## PROBLEM STATEMENT:
Reproduce the listing below from the line with "Recreate this image" to the line with "legend=False, zorder=3)", both lines included, character for character, minus any pictures.

Collection entries:
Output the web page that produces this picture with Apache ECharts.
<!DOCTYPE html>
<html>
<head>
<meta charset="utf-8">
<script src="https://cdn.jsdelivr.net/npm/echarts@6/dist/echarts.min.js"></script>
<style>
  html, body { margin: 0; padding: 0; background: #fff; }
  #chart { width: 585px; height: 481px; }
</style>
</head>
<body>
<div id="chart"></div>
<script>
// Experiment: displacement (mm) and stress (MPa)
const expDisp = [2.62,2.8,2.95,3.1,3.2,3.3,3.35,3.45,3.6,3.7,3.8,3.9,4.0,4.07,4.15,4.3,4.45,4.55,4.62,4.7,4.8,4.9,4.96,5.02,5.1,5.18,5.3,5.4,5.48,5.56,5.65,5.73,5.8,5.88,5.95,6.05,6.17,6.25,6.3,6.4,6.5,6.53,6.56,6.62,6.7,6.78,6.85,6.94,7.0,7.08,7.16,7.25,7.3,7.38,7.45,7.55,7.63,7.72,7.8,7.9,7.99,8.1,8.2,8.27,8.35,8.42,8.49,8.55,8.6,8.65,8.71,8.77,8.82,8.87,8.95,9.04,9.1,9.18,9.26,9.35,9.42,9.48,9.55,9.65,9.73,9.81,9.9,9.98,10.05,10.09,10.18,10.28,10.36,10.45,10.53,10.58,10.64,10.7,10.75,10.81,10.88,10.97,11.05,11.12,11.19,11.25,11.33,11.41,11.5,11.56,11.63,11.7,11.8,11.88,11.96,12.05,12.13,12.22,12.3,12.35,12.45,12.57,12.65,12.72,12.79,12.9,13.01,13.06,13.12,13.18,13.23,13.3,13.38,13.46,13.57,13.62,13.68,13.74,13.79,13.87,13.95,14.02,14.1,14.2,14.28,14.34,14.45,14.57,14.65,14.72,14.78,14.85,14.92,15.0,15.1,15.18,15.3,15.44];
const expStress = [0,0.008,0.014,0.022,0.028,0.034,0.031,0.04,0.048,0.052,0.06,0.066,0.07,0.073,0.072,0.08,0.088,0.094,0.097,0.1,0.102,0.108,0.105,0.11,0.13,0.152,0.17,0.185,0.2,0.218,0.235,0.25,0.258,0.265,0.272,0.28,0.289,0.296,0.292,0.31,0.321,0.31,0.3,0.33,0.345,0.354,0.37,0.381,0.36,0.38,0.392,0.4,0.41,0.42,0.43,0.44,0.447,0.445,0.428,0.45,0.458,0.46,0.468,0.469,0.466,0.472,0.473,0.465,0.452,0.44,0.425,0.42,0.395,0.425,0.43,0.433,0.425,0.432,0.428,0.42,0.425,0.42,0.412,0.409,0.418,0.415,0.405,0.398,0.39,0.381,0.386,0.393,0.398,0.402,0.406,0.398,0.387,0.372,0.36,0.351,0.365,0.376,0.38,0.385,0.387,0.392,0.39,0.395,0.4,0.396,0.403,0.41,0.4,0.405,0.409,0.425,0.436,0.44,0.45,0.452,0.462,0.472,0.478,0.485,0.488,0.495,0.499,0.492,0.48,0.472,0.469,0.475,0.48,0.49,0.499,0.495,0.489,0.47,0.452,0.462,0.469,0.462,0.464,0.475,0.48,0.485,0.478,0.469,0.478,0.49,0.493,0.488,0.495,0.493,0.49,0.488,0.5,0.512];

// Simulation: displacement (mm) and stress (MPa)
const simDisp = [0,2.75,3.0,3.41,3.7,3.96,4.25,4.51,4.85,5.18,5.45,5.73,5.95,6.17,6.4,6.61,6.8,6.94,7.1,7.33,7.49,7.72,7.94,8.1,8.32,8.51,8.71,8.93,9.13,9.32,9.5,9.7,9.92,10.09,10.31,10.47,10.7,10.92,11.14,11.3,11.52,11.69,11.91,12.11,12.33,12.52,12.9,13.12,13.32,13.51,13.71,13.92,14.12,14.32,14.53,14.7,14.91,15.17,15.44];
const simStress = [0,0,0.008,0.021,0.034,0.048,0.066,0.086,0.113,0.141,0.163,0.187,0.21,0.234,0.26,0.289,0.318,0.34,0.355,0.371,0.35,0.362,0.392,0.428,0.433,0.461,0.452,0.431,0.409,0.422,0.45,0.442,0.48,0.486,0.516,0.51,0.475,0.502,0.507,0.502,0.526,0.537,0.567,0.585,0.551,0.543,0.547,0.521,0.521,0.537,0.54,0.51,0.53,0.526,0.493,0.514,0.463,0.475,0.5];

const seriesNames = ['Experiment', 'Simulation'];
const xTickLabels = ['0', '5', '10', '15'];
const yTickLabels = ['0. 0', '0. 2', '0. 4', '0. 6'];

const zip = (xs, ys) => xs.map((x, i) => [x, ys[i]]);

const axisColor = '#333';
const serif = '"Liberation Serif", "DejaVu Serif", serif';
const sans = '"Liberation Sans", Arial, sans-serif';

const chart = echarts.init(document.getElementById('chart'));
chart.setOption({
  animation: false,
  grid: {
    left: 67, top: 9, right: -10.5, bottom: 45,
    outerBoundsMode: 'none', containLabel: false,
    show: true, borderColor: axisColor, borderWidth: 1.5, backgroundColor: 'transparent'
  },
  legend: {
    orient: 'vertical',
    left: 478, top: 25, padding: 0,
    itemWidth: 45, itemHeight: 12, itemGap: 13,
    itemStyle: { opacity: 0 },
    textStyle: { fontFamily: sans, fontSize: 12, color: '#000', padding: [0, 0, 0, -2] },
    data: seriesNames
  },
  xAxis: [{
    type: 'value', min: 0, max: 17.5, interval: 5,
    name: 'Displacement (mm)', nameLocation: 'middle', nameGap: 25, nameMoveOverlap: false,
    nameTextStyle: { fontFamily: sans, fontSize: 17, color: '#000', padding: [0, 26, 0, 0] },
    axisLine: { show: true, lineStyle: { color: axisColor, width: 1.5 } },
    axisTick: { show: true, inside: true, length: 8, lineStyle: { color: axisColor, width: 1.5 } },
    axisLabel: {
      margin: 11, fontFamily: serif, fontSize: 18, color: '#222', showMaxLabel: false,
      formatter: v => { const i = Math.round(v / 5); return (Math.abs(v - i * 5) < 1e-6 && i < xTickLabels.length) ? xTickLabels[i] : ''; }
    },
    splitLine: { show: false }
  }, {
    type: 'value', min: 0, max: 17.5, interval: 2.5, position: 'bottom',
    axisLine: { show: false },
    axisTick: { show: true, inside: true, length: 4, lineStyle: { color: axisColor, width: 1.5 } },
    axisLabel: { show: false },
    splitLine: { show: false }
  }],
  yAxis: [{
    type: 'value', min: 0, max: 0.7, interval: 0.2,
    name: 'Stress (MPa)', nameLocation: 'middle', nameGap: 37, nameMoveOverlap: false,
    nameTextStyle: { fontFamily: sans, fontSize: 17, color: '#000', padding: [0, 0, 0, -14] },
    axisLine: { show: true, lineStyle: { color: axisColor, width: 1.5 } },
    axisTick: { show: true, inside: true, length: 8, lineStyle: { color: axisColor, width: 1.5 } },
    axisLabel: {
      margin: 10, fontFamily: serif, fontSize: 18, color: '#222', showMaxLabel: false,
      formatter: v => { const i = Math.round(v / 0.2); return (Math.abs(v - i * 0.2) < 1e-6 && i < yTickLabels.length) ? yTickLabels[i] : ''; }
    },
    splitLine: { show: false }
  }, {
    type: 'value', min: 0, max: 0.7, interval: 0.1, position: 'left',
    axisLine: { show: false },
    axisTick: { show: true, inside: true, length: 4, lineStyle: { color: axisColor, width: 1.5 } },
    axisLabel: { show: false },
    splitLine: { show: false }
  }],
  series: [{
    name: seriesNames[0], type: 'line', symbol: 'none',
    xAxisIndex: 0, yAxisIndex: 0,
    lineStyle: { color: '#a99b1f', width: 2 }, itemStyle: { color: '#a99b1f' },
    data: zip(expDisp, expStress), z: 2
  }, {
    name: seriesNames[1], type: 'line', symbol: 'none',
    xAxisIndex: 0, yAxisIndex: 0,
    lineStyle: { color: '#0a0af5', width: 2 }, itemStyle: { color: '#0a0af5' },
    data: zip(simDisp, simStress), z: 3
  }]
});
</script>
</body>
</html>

* * *

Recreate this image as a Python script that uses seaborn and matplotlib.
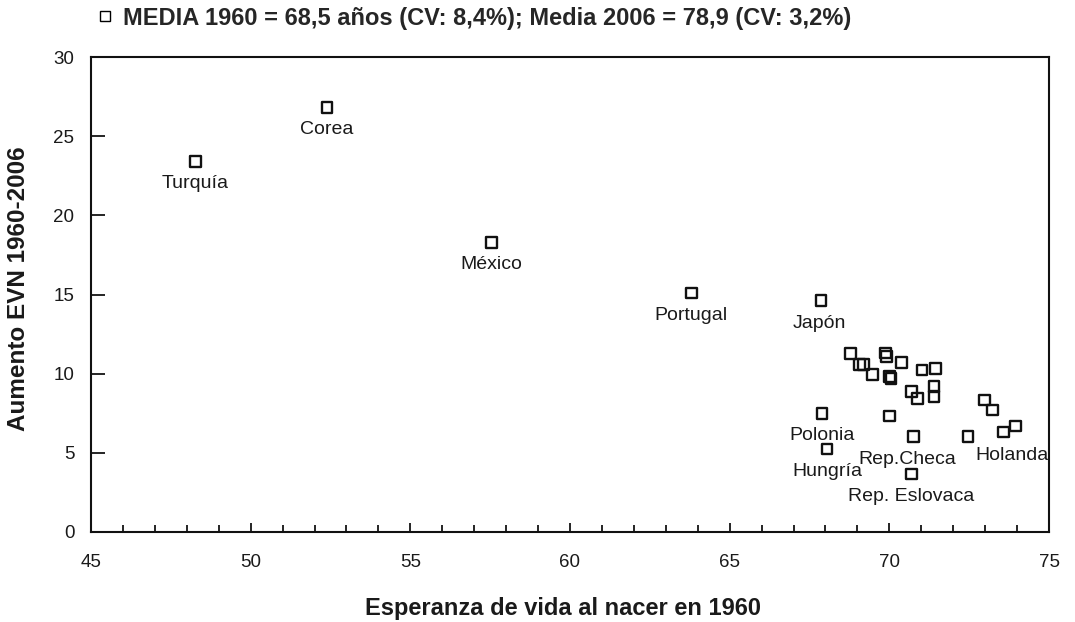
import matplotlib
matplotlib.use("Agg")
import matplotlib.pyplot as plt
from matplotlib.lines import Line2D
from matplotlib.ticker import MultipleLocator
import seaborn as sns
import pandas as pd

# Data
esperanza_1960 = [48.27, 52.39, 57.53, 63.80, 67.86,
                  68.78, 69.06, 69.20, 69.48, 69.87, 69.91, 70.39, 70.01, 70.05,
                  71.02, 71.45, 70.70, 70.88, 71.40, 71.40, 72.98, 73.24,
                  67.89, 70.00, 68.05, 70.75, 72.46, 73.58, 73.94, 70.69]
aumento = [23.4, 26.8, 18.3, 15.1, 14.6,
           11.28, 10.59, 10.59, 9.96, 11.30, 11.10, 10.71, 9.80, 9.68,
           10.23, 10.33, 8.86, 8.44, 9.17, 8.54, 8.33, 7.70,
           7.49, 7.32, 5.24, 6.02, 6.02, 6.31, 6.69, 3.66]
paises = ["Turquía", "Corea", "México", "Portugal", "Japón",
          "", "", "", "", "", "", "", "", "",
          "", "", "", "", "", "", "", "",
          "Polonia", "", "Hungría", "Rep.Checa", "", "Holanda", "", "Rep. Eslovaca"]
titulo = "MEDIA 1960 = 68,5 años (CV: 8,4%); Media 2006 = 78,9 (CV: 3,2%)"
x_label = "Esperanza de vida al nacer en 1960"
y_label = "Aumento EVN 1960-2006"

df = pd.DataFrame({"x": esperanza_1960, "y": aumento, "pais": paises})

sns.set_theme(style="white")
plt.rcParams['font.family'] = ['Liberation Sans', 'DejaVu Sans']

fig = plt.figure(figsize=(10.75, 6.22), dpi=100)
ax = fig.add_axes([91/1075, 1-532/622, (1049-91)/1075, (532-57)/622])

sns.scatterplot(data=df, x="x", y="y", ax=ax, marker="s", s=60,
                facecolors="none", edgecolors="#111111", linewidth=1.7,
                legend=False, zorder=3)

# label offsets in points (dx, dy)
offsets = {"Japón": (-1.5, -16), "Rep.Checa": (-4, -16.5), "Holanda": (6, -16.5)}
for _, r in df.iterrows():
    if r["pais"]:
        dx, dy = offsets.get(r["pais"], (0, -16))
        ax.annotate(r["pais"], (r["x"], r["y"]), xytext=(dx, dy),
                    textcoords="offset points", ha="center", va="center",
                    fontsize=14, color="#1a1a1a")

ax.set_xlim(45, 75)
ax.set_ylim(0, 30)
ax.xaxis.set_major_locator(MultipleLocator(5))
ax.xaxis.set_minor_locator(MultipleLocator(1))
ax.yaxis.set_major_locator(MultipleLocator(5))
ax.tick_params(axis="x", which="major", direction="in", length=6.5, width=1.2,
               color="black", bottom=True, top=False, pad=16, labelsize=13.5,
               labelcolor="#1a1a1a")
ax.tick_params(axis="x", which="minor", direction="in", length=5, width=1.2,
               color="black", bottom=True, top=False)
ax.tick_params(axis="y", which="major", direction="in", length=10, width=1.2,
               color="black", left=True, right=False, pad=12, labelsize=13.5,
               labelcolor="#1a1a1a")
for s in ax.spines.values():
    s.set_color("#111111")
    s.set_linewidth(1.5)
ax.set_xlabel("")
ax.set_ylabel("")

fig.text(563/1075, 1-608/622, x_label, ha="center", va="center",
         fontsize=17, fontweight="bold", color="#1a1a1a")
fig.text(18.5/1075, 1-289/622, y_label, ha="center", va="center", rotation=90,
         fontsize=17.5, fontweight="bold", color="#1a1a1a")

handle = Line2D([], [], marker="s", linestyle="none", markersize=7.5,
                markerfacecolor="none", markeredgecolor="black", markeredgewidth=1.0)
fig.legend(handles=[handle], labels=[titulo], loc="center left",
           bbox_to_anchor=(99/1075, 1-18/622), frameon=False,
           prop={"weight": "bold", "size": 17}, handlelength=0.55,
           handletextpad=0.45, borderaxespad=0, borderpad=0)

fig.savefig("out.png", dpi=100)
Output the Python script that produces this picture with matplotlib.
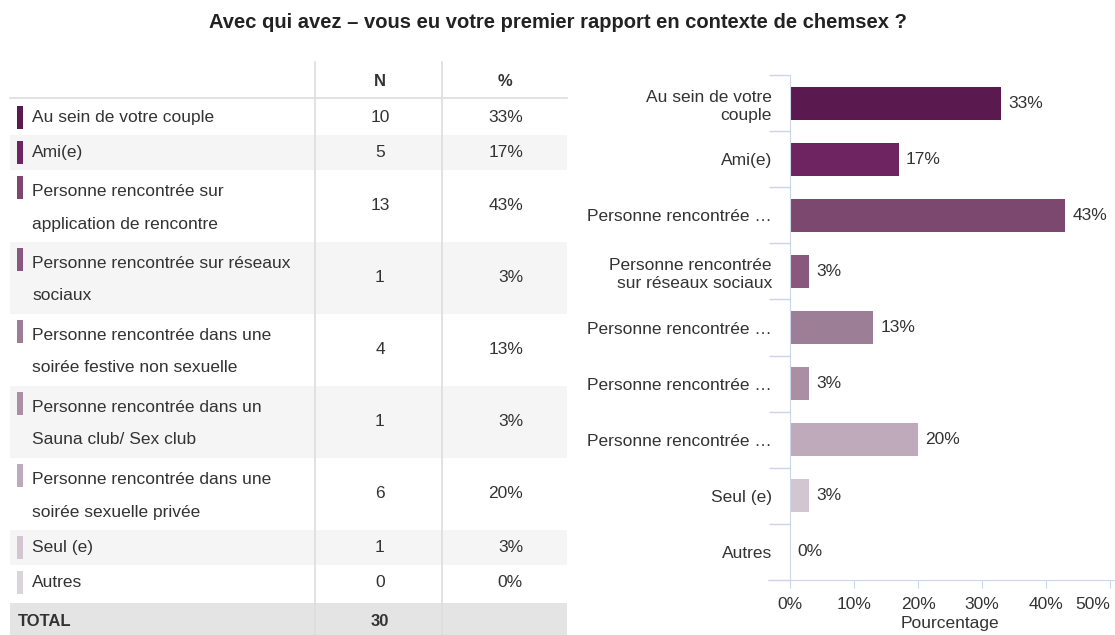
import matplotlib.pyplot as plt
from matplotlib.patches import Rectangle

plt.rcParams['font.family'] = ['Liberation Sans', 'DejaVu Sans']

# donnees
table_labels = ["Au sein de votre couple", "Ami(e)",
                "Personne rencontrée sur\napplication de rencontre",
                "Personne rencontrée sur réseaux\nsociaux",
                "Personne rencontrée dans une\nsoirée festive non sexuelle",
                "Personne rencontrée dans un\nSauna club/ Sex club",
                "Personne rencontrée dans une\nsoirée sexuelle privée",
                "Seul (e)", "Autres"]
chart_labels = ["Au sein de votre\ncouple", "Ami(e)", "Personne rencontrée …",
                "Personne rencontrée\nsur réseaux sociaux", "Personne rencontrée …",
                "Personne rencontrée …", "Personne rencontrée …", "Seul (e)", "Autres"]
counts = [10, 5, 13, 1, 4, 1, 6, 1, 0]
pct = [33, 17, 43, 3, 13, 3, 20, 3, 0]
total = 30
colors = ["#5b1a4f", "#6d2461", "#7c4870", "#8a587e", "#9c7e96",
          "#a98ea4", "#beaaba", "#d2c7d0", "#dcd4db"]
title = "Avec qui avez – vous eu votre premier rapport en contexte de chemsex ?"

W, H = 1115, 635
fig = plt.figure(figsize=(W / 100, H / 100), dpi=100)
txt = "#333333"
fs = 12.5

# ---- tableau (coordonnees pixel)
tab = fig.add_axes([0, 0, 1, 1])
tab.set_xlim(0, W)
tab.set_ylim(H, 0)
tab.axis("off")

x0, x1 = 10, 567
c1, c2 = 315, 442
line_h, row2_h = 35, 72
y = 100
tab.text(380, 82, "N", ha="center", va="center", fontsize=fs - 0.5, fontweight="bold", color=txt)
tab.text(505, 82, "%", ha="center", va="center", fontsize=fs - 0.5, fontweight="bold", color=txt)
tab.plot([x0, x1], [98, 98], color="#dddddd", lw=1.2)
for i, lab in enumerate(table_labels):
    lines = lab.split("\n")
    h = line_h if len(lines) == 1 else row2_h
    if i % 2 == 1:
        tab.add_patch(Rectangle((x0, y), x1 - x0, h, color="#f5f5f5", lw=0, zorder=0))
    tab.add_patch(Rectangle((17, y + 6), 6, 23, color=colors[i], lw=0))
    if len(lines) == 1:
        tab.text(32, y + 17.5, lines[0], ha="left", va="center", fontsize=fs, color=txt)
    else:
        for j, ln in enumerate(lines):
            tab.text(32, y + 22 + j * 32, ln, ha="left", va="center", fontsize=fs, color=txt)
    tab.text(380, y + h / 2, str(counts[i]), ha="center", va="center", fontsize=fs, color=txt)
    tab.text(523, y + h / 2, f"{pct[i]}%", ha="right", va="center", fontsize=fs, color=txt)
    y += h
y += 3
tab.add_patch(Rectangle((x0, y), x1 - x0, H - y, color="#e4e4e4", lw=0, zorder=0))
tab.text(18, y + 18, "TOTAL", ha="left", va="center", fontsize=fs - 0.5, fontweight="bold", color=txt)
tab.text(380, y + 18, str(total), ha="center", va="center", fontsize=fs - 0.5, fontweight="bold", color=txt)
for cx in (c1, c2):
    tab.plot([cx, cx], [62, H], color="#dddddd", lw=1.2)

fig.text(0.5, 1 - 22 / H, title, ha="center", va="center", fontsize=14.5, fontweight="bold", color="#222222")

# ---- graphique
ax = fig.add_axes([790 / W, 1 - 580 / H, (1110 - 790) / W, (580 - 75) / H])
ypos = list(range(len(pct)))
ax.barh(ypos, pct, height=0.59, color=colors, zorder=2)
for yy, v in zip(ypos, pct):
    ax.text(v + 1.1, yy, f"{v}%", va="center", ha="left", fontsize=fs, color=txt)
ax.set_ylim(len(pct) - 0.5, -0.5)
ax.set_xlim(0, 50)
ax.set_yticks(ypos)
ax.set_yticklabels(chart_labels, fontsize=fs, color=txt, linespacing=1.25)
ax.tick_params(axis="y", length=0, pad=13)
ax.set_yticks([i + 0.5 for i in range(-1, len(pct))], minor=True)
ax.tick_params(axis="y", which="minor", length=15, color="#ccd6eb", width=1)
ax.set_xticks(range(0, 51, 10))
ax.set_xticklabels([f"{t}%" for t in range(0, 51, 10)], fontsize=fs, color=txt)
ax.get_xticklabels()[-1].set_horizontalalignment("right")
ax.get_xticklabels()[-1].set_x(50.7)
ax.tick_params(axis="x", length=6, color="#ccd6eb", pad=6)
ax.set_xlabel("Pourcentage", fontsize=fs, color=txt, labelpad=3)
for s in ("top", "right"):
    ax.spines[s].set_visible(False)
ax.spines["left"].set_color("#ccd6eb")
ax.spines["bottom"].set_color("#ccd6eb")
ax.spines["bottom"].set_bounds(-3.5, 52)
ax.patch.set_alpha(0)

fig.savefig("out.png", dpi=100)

## EXPECTED ANSWER:
Recreate this image as a Python script that uses seaborn and matplotlib.
import matplotlib
matplotlib.use("Agg")
import matplotlib.pyplot as plt
from matplotlib.lines import Line2D
from matplotlib.ticker import MultipleLocator
import seaborn as sns
import pandas as pd

# Data
esperanza_1960 = [48.27, 52.39, 57.53, 63.80, 67.86,
                  68.78, 69.06, 69.20, 69.48, 69.87, 69.91, 70.39, 70.01, 70.05,
                  71.02, 71.45, 70.70, 70.88, 71.40, 71.40, 72.98, 73.24,
                  67.89, 70.00, 68.05, 70.75, 72.46, 73.58, 73.94, 70.69]
aumento = [23.4, 26.8, 18.3, 15.1, 14.6,
           11.28, 10.59, 10.59, 9.96, 11.30, 11.10, 10.71, 9.80, 9.68,
           10.23, 10.33, 8.86, 8.44, 9.17, 8.54, 8.33, 7.70,
           7.49, 7.32, 5.24, 6.02, 6.02, 6.31, 6.69, 3.66]
paises = ["Turquía", "Corea", "México", "Portugal", "Japón",
          "", "", "", "", "", "", "", "", "",
          "", "", "", "", "", "", "", "",
          "Polonia", "", "Hungría", "Rep.Checa", "", "Holanda", "", "Rep. Eslovaca"]
titulo = "MEDIA 1960 = 68,5 años (CV: 8,4%); Media 2006 = 78,9 (CV: 3,2%)"
x_label = "Esperanza de vida al nacer en 1960"
y_label = "Aumento EVN 1960-2006"

df = pd.DataFrame({"x": esperanza_1960, "y": aumento, "pais": paises})

sns.set_theme(style="white")
plt.rcParams['font.family'] = ['Liberation Sans', 'DejaVu Sans']

fig = plt.figure(figsize=(10.75, 6.22), dpi=100)
ax = fig.add_axes([91/1075, 1-532/622, (1049-91)/1075, (532-57)/622])

sns.scatterplot(data=df, x="x", y="y", ax=ax, marker="s", s=60,
                facecolors="none", edgecolors="#111111", linewidth=1.7,
                legend=False, zorder=3)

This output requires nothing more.